**Aim**
Pictures stay out of the copy; set down each line of the listing below exactly.
#### Dataset excerpt ####
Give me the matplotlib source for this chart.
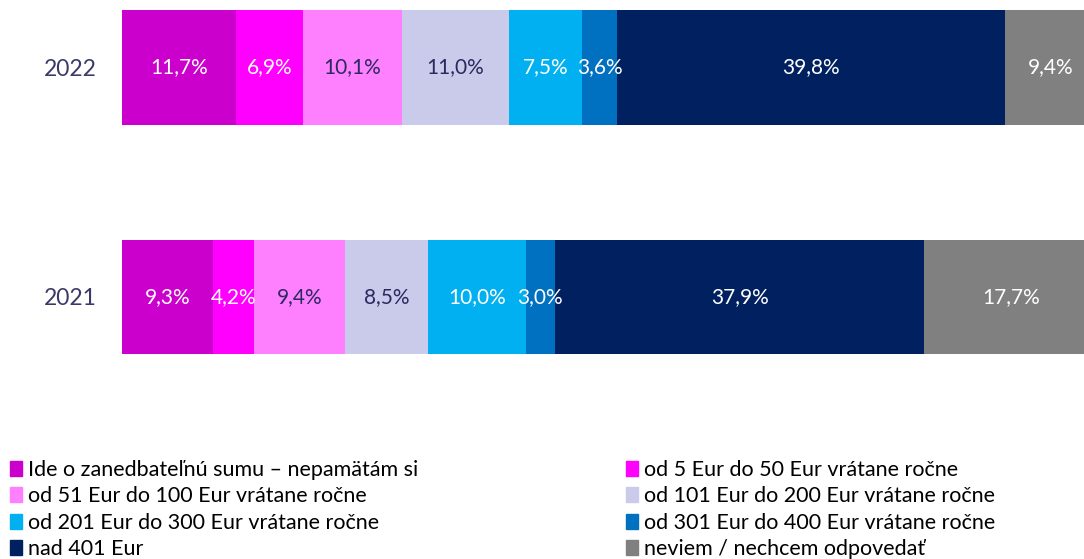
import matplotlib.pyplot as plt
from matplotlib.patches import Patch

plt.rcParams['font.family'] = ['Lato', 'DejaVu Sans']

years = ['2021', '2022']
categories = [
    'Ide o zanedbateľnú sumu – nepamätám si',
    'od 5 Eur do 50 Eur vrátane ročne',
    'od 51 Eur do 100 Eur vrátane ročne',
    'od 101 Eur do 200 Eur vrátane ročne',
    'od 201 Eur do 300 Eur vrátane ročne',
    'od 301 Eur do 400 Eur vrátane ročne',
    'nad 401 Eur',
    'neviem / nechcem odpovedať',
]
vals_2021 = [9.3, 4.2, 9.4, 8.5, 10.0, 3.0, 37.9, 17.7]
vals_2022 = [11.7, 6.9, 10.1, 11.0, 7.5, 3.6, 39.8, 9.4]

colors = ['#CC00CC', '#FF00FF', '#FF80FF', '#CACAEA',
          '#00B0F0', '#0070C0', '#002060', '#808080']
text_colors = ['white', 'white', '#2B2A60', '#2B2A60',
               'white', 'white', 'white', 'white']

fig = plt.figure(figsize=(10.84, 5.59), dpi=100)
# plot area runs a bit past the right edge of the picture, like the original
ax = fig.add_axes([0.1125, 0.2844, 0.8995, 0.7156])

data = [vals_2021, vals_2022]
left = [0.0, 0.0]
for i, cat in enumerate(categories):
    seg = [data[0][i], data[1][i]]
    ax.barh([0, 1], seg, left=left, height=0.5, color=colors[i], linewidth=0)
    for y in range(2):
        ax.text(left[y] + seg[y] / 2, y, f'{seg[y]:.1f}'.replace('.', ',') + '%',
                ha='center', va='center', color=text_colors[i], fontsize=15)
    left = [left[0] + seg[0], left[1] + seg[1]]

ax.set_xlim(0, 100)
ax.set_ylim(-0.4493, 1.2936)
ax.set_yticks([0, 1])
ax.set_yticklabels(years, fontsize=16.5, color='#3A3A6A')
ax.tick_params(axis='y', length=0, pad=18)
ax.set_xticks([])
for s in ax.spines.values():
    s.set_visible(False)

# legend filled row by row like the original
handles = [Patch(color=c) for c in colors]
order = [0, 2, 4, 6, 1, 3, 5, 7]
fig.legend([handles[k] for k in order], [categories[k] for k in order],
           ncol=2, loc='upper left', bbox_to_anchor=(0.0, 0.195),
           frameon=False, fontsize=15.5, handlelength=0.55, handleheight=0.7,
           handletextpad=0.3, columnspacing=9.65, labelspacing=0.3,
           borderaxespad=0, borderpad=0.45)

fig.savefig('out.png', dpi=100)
####
**Solution to the problem**
Give me the matplotlib source for this chart.
import matplotlib.pyplot as plt
from matplotlib.patches import Patch

plt.rcParams['font.family'] = ['Lato', 'DejaVu Sans']

years = ['2021', '2022']
categories = [
    'Ide o zanedbateľnú sumu – nepamätám si',
    'od 5 Eur do 50 Eur vrátane ročne',
    'od 51 Eur do 100 Eur vrátane ročne',
    'od 101 Eur do 200 Eur vrátane ročne',
    'od 201 Eur do 300 Eur vrátane ročne',
    'od 301 Eur do 400 Eur vrátane ročne',
    'nad 401 Eur',
    'neviem / nechcem odpovedať',
]
vals_2021 = [9.3, 4.2, 9.4, 8.5, 10.0, 3.0, 37.9, 17.7]
vals_2022 = [11.7, 6.9, 10.1, 11.0, 7.5, 3.6, 39.8, 9.4]

colors = ['#CC00CC', '#FF00FF', '#FF80FF', '#CACAEA',
          '#00B0F0', '#0070C0', '#002060', '#808080']
text_colors = ['white', 'white', '#2B2A60', '#2B2A60',
               'white', 'white', 'white', 'white']

fig = plt.figure(figsize=(10.84, 5.59), dpi=100)
# plot area runs a bit past the right edge of the picture, like the original
ax = fig.add_axes([0.1125, 0.2844, 0.8995, 0.7156])

data = [vals_2021, vals_2022]
left = [0.0, 0.0]
for i, cat in enumerate(categories):
    seg = [data[0][i], data[1][i]]
    ax.barh([0, 1], seg, left=left, height=0.5, color=colors[i], linewidth=0)
    for y in range(2):
        ax.text(left[y] + seg[y] / 2, y, f'{seg[y]:.1f}'.replace('.', ',') + '%',
                ha='center', va='center', color=text_colors[i], fontsize=15)
    left = [left[0] + seg[0], left[1] + seg[1]]

ax.set_xlim(0, 100)
ax.set_ylim(-0.4493, 1.2936)
ax.set_yticks([0, 1])
ax.set_yticklabels(years, fontsize=16.5, color='#3A3A6A')
ax.tick_params(axis='y', length=0, pad=18)
ax.set_xticks([])
for s in ax.spines.values():
    s.set_visible(False)

# legend filled row by row like the original
handles = [Patch(color=c) for c in colors]
order = [0, 2, 4, 6, 1, 3, 5, 7]
fig.legend([handles[k] for k in order], [categories[k] for k in order],
           ncol=2, loc='upper left', bbox_to_anchor=(0.0, 0.195),
           frameon=False, fontsize=15.5, handlelength=0.55, handleheight=0.7,
           handletextpad=0.3, columnspacing=9.65, labelspacing=0.3,
           borderaxespad=0, borderpad=0.45)

fig.savefig('out.png', dpi=100)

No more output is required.